Dopotutto Hamilton ha fatto il suo film, perché il lettore assiste ad una gigantesca proiezione montata , attraverso sequenze dal taglio talmente veloce e martellante  non sempre facili da seguire ,  insieme a pagine liriche brucianti e aggrovigliate, in cui si fatica, a volte, a capire l’interlocutore.
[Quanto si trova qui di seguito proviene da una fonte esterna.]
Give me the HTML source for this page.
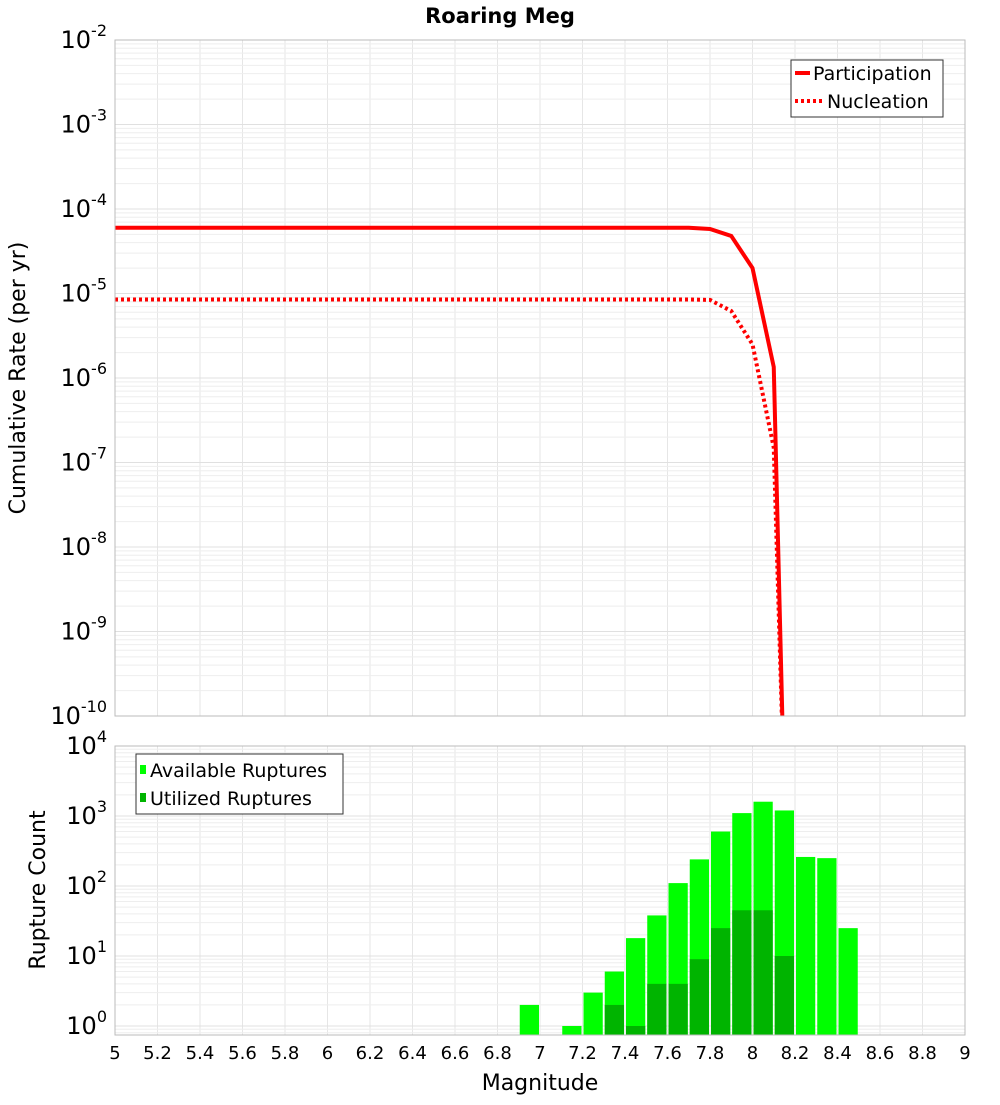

Su tutto domina la città del Cairo, espressa nelle sue contraddizioni e violenza, ma anche nella sua straripante creatività e vitalità. Ci sono pagine molto belle dedicate ai suoi palazzi moderni e antichi, ai suoi boulevards e ai vicoli, ai locali alla moda e ai piccoli bistrot, e soprattutto ai suoni. Non solo a quelli del traffico impossibile, con cui si suole rappresentare questa capitale, ma a quelli degli uccelli e dei pipistrelli, alle musiche che salgono dalle viuzze, dalle radio-tv perennemente accese, dalle taverne di ogni quartiere centrale e periferico. E infatti sarà il silenzio innaturale della città e degli uccelli a rappresentare, per l’autore, la repressione attuale e la cancellazione di ogni voce.